Faced with scandals over long wait times, Congress hastily established the 2014 Veterans Choice Program, which allowed veterans to use VA benefits with private providers in their community. The program was troubled from the start; wait times remained inexcusably long and approved provider networks were inadequate. Providers who did participate sometimes didn’t get paid.
This past May, Congress passed the VA Mission Act. The new law consolidates numerous duplicative community care programs at the VA (including the Veterans Choice Program) into one cohesive program, extends veteran caregivers’ stipends, and authorizes an asset review of VA facilities throughout the country. It changes the standards for when and how care can be accessed outside the VA. Overall, it has potential to make some important improvements.
But, as was the case with Choice, tremendous confusion surrounds the launch of the Mission program. Local VA directors have complained that there are few details available about the program just weeks before it is to be implemented, on October 1st.

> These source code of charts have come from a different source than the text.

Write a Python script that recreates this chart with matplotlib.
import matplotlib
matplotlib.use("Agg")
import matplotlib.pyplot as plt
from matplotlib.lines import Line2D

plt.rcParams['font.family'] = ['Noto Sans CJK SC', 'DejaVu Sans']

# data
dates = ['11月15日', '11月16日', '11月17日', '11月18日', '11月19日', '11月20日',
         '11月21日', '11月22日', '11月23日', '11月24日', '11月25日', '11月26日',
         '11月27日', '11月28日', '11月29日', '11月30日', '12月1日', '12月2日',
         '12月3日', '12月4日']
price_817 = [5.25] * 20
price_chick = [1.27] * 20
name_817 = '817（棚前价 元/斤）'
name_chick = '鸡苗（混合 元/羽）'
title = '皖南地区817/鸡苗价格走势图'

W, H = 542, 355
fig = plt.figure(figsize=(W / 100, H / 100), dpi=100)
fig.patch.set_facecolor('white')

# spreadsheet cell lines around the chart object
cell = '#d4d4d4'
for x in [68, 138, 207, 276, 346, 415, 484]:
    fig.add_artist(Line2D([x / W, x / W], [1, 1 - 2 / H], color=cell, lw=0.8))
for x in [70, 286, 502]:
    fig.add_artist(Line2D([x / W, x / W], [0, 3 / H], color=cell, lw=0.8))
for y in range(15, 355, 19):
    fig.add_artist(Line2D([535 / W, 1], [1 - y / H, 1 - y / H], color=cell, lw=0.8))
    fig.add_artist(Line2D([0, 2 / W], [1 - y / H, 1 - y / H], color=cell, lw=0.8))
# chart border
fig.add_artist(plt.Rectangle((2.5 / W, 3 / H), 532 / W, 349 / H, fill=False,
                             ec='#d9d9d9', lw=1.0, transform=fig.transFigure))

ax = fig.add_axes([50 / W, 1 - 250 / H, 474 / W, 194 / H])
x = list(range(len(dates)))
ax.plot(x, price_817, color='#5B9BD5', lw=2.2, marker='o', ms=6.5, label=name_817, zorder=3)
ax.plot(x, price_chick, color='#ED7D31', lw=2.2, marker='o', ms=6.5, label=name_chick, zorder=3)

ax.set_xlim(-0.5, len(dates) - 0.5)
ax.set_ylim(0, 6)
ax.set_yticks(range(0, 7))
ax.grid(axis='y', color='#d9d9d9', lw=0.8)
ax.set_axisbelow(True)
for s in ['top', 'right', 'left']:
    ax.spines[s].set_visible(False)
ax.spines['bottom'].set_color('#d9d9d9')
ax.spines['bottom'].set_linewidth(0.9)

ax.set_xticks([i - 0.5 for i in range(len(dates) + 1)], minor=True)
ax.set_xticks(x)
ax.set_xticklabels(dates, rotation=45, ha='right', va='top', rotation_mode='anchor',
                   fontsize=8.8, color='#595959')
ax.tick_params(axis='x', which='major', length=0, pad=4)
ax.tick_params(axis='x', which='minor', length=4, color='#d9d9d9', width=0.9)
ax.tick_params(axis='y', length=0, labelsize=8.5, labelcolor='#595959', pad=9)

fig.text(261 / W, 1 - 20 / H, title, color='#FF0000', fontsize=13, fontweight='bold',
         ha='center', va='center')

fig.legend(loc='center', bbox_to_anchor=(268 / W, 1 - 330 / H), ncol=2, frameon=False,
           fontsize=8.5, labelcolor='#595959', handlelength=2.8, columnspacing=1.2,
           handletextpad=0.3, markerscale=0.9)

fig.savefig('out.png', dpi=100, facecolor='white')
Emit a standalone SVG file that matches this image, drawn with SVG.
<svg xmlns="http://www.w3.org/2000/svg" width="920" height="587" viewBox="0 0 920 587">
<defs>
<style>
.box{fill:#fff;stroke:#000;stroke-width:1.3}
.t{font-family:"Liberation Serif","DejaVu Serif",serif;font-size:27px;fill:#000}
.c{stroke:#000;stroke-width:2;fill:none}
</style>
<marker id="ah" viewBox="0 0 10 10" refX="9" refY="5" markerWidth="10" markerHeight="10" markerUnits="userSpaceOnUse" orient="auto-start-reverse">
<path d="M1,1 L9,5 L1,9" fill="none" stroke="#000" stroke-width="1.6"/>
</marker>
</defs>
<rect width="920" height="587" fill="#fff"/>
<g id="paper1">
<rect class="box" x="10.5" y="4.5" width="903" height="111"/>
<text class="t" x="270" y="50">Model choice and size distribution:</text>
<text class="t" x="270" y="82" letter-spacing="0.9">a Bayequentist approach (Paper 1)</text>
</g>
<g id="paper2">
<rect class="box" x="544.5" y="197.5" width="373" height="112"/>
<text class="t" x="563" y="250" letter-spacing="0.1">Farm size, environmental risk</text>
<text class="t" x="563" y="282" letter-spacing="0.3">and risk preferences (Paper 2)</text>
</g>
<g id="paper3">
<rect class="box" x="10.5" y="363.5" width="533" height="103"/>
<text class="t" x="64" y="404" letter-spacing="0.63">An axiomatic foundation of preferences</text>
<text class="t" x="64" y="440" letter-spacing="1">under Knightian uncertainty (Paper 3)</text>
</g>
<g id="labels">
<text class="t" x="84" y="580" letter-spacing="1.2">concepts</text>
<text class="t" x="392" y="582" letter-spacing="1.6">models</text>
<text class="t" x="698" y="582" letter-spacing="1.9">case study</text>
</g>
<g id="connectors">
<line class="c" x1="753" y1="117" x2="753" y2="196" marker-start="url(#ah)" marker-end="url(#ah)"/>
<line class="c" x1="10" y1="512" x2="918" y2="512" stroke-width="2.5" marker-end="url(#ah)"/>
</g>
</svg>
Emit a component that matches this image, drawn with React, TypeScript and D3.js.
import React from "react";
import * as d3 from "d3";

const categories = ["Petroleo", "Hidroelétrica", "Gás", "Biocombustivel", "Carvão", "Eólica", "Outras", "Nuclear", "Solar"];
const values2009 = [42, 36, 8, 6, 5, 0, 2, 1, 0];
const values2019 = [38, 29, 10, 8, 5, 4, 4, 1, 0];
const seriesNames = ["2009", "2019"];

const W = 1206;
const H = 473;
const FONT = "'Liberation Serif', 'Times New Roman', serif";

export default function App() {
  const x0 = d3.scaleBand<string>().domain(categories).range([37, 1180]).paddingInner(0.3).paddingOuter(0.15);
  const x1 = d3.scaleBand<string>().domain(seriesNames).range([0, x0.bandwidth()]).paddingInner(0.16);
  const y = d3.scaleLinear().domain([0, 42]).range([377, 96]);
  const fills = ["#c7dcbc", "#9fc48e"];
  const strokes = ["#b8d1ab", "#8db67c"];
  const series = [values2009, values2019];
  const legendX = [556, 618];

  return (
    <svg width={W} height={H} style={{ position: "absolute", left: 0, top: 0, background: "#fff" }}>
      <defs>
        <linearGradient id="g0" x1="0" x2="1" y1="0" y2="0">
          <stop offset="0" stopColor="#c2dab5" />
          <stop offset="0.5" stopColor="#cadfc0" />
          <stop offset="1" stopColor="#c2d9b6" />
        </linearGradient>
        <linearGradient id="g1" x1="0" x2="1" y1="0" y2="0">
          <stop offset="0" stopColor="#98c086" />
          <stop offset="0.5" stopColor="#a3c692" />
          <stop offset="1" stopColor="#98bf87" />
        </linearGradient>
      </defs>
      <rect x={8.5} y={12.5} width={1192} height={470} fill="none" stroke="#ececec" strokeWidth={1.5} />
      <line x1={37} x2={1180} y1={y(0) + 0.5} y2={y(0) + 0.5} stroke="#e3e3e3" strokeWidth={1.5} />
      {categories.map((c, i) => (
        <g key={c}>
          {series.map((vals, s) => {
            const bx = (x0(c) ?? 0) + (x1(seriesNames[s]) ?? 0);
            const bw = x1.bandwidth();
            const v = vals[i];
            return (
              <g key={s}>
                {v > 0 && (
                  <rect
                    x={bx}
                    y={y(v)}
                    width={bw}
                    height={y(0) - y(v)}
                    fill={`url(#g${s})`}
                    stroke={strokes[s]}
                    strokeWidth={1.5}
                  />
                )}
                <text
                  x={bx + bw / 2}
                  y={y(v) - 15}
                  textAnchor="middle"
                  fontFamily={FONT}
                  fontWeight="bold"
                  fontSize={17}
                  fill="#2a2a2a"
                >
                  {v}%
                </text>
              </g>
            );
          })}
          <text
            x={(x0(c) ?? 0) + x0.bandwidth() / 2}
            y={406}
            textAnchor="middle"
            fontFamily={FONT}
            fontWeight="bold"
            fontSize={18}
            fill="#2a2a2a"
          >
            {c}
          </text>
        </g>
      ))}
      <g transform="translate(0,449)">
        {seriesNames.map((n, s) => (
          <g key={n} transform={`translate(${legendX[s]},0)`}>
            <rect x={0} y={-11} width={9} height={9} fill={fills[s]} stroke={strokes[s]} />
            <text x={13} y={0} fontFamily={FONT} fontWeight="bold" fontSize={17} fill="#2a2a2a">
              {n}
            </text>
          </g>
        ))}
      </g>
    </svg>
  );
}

The longer-term problem is how to pay for the Mission Act once funding runs out in the spring of 2019. The White House and Congress are at loggerheads about whether to lift the cap on discretionary funding to support the Mission Act or whether its funding must come through cuts to other programs. There is also uncertainty about how much funding is needed to support the program. The law won’t do much if it isn’t properly funded.

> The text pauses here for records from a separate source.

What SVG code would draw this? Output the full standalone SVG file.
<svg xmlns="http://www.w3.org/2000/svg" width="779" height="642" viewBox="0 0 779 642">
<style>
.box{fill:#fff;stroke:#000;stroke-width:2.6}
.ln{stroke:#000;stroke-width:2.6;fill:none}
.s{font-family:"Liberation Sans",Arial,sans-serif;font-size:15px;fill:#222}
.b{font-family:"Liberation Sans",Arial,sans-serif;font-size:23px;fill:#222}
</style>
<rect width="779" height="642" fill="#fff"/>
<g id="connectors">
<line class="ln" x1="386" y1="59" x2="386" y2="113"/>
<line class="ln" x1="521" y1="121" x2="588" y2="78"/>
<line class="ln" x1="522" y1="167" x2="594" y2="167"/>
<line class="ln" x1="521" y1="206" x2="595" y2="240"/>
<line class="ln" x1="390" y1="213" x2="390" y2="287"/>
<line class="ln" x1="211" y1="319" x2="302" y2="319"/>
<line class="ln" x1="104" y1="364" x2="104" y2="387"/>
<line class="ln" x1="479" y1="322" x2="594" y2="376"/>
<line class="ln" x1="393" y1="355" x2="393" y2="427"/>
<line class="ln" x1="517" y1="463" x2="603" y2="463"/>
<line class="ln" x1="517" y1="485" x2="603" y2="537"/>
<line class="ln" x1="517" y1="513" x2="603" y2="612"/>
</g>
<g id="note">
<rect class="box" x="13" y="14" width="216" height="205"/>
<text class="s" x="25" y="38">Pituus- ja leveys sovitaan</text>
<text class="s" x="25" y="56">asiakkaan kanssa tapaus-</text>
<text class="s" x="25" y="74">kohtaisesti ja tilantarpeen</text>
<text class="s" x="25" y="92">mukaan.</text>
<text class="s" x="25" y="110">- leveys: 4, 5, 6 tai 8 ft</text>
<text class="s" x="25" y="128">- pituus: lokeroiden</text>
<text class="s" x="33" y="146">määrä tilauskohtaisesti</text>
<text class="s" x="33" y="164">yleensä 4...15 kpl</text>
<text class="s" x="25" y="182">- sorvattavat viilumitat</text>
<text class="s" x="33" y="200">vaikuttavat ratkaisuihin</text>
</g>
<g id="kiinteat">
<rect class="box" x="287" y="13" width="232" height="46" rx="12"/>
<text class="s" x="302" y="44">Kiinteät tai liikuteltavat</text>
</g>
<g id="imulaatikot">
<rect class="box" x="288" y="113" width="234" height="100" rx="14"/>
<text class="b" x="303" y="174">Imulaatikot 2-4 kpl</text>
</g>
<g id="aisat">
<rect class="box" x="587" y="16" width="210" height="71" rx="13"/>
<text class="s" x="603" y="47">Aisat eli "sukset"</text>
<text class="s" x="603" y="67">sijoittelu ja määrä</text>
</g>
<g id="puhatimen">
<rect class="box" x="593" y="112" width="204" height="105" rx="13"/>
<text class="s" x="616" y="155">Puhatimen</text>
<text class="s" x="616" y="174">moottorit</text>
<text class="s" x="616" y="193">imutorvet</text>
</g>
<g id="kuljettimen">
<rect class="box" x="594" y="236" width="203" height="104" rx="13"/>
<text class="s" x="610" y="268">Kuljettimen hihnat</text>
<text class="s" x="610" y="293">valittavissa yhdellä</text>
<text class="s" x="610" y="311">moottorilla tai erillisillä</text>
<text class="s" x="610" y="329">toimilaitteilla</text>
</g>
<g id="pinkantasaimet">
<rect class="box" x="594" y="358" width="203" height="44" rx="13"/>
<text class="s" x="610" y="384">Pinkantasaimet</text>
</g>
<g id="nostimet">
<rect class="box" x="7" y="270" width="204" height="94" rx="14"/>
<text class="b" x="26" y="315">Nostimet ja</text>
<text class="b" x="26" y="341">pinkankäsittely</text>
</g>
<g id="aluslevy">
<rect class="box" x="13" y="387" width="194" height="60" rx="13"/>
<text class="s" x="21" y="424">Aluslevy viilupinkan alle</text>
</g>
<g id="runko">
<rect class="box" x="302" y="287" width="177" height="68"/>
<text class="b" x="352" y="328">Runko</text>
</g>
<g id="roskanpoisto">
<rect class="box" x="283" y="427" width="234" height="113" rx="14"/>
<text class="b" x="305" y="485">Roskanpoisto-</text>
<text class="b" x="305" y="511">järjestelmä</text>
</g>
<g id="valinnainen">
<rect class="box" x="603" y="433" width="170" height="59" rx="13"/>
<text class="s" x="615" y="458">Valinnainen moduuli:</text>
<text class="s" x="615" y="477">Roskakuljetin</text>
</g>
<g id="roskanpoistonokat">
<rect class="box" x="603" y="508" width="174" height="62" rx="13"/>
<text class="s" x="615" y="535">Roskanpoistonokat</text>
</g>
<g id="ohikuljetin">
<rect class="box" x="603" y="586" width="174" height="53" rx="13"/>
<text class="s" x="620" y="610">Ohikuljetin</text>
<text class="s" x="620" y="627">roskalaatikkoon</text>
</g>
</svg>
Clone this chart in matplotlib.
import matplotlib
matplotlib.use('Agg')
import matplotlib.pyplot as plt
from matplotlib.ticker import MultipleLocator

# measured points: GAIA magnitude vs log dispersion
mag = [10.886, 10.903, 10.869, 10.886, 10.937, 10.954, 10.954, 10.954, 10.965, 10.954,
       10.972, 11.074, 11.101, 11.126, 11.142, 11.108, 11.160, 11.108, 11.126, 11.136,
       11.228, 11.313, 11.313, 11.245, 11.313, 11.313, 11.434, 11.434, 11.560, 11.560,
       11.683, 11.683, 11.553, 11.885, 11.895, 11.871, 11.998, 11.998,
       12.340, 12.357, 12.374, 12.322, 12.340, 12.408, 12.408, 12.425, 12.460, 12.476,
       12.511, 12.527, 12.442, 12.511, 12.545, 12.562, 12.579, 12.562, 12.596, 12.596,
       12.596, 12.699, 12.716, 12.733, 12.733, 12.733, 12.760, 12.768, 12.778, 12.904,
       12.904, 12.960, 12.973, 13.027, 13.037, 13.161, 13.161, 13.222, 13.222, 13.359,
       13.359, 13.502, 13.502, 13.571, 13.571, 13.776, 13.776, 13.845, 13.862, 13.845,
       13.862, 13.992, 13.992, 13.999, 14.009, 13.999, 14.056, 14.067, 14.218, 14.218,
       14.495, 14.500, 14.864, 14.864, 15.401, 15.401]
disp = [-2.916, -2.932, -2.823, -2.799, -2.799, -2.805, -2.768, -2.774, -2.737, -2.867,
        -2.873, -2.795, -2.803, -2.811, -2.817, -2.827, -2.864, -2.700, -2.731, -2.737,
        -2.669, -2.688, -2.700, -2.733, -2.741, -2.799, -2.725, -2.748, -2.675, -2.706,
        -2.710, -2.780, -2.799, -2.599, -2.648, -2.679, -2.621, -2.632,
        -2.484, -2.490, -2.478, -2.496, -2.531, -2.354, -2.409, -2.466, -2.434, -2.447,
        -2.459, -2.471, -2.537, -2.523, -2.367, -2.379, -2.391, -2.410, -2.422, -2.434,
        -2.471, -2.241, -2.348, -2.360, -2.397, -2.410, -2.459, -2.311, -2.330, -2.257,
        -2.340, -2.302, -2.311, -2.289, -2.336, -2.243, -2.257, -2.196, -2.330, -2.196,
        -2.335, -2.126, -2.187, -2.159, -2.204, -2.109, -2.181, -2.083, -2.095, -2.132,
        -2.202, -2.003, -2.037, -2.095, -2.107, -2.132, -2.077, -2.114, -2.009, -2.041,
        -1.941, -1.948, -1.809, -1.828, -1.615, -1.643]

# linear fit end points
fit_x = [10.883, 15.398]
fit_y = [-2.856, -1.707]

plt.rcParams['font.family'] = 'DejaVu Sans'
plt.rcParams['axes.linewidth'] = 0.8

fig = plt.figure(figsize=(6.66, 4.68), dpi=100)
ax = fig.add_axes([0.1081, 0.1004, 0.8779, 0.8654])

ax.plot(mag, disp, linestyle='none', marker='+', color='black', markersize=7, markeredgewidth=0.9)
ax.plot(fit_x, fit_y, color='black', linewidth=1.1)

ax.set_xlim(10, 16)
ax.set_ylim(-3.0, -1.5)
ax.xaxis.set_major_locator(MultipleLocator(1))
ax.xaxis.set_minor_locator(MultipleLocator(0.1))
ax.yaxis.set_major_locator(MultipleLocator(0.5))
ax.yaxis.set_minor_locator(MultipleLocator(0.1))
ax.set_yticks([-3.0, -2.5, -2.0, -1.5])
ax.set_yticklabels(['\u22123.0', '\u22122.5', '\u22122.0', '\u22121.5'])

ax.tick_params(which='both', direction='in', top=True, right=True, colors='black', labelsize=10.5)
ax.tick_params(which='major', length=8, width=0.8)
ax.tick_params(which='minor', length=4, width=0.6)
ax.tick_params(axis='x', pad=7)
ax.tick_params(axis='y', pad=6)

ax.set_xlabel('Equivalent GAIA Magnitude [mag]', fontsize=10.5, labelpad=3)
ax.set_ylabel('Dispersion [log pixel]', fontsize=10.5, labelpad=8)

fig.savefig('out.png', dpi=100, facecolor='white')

3. Ensure that civilian providers deliver high-quality care to veterans.
In New York State, only about 3% of civilian health care providers report being fully ready and prepared to provide timely, high-quality care to veterans in the community. Less than half of private providers report being familiar with military culture and most report that they do not regularly screen for conditions that are common among veterans. If we want to provide real options for veterans to get care in their communities, more needs to be done to equip civilian providers to address the unique needs of veteran patients. Beyond the basics, strengthening links between the VA and private providers and spurring the exchange of clinical information would help. If we don’t address the civilian workforce issue, failure is likely and it is veterans who will pay the price.
4. Fill critical vacancies in VA staff positions.

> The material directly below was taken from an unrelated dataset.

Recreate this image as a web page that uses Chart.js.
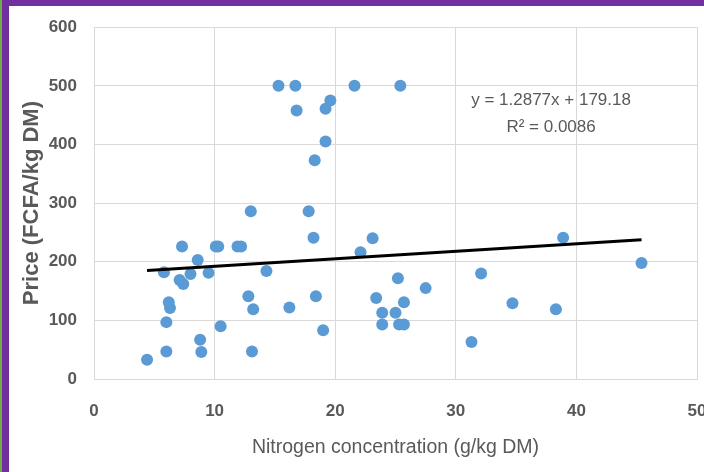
<!DOCTYPE html>
<html>
<head>
<meta charset="utf-8">
<script src="https://cdn.jsdelivr.net/npm/chart.js@4.4.1/dist/chart.umd.min.js"></script>
<style>
  body { margin: 0; background: #fff; overflow: hidden; width: 704px; height: 472px; position: relative; }
  #wrap { position: absolute; left: 0; top: 0; }
  .bar { position: absolute; }
</style>
</head>
<body>
<div id="wrap"><canvas id="myChart" width="720" height="472"></canvas></div>
<div class="bar" style="left:0;top:0;width:2px;height:472px;background:#70AD47"></div>
<div class="bar" style="left:2px;top:0;width:7px;height:472px;background:#7030A0"></div>
<div class="bar" style="left:2px;top:0;width:702px;height:6px;background:#7030A0"></div>
<script>
// nitrogen (g/kg DM) vs price (FCFA/kg DM)
var nitrogen = [4.4, 6.0, 6.0, 6.2, 6.3, 5.8, 7.3, 7.1, 7.4, 8.0, 8.6, 8.8, 8.9, 9.5, 10.1, 10.3, 10.5, 11.9, 12.2,
    13.0, 12.8, 13.2, 13.1, 14.3, 15.3, 16.7, 16.8, 16.2, 17.8, 18.2, 18.3, 18.4, 19.0, 19.2, 19.2, 19.6,
    21.6, 22.1, 23.1, 23.4, 23.9, 23.9, 25.0, 25.2, 25.4, 25.3, 25.7, 25.7, 27.5, 31.3, 32.1, 34.7, 38.3, 38.9, 45.4];
var price = [33, 47, 97, 131, 121, 182, 226, 169, 162, 179, 203, 67, 46, 181, 226, 226, 90, 226, 226,
    286, 141, 119, 47, 184, 500, 500, 458, 122, 286, 241, 373, 141, 83, 405, 461, 475,
    500, 216, 240, 138, 113, 93, 113, 172, 500, 93, 93, 131, 155, 63, 180, 129, 119, 241, 198];

var slope = 1.2877;
var intercept = 179.18;
var eqText = ["y = 1.2877x + 179.18", "R\u00B2 = 0.0086"];
var eqAt = { x: 37.9, y: 476 };

var xTicks = [0, 10, 20, 30, 40, 50];
var yTicks = [0, 100, 200, 300, 400, 500, 600];

var SANS = "'Liberation Sans', Arial, sans-serif";
var gray = "#595959";
var gridCol = "#D9D9D9";

var pts = [];
for (var i = 0; i < nitrogen.length; i++) {
    pts.push({ x: nitrogen[i], y: price[i] });
}
var xmin = Math.min.apply(null, nitrogen);
var xmax = Math.max.apply(null, nitrogen);
var trend = [
    { x: xmin, y: slope * xmin + intercept },
    { x: xmax, y: slope * xmax + intercept }
];

var eqPlugin = {
    id: 'eq',
    afterDatasetsDraw: function (chart) {
        var ctx = chart.ctx;
        var px = chart.scales.x.getPixelForValue(eqAt.x);
        var py = chart.scales.y.getPixelForValue(eqAt.y);
        ctx.save();
        ctx.font = "17px " + SANS;
        ctx.fillStyle = gray;
        ctx.textAlign = 'center';
        ctx.textBaseline = 'middle';
        ctx.fillText(eqText[0], px, py);
        ctx.fillText(eqText[1], px, py + 27);
        ctx.restore();
    }
};

var ctx = document.getElementById('myChart').getContext('2d');
var myChart = new Chart(ctx, {
    type: 'scatter',
    data: {
        datasets: [{
            type: 'line',
            data: trend,
            borderColor: '#000000',
            borderWidth: 3,
            pointRadius: 0,
            fill: false,
            order: 0
        }, {
            data: pts,
            backgroundColor: '#5B9BD5',
            borderColor: '#5B9BD5',
            borderWidth: 0,
            pointRadius: 6,
            pointHoverRadius: 6,
            order: 1
        }]
    },
    options: {
        responsive: false,
        animation: false,
        layout: { padding: { top: 25, right: 23, bottom: 0, left: 0 } },
        plugins: { legend: { display: false }, tooltip: { enabled: false } },
        scales: {
            x: {
                type: 'linear',
                min: 0,
                max: 50,
                afterBuildTicks: function (scale) {
                    scale.ticks = xTicks.map(function (v) { return { value: v }; });
                },
                afterFit: function (scale) {
                    scale.height = 93;
                    scale.paddingRight = 0;
                    scale.paddingLeft = 0;
                },
                grid: { color: gridCol, lineWidth: 1, drawTicks: false },
                border: { color: gridCol },
                ticks: {
                    padding: 22,
                    color: gray,
                    font: { family: SANS, size: 17, weight: 'bold' }
                },
                title: {
                    display: true,
                    text: 'Nitrogen concentration (g/kg DM)',
                    color: gray,
                    font: { family: SANS, size: 19.5 },
                    padding: { top: 0, bottom: 13 }
                }
            },
            y: {
                min: 0,
                max: 600,
                afterBuildTicks: function (scale) {
                    scale.ticks = yTicks.map(function (v) { return { value: v }; });
                },
                afterFit: function (scale) { scale.width = 94; },
                grid: { color: gridCol, lineWidth: 1, drawTicks: false },
                border: { color: gridCol },
                ticks: {
                    padding: 17,
                    color: gray,
                    font: { family: SANS, size: 17, weight: 'bold' }
                },
                title: {
                    display: true,
                    text: 'Price (FCFA/kg DM)',
                    color: gray,
                    font: { family: SANS, size: 22, weight: 'bold' },
                    padding: { top: 19, bottom: 0 }
                }
            }
        }
    },
    plugins: [eqPlugin]
});
</script>
</body>
</html>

The VA currently lacks the human resources to carry out its mission effectively and has more than 45,000 vacancies — more than 1 in 10 department jobs. Three of the most senior positions — deputy secretary, undersecretary for health, and chief information officer — are vacant. Secretary Wilkie has noted that filling these staff positions is a top priority, and progress needs to happen quickly. A severely understaffed agency cannot fulfill its obligations.
The VA is an enormous, complex department, often surrounded by intense politics. Leading it effectively is a difficult task, and one man alone can’t give veterans everything they need. My most important piece of advice for Secretary Wilkie is to make the views of veterans themselves his North Star guiding his decisions in this critical role. Our veterans need and deserve a health care system that works for them, one that delivers timely, reliable, accessible, high-quality care. Given a fair chance, support, and the resources he needs, let’s help Secretary Wilkie do just that.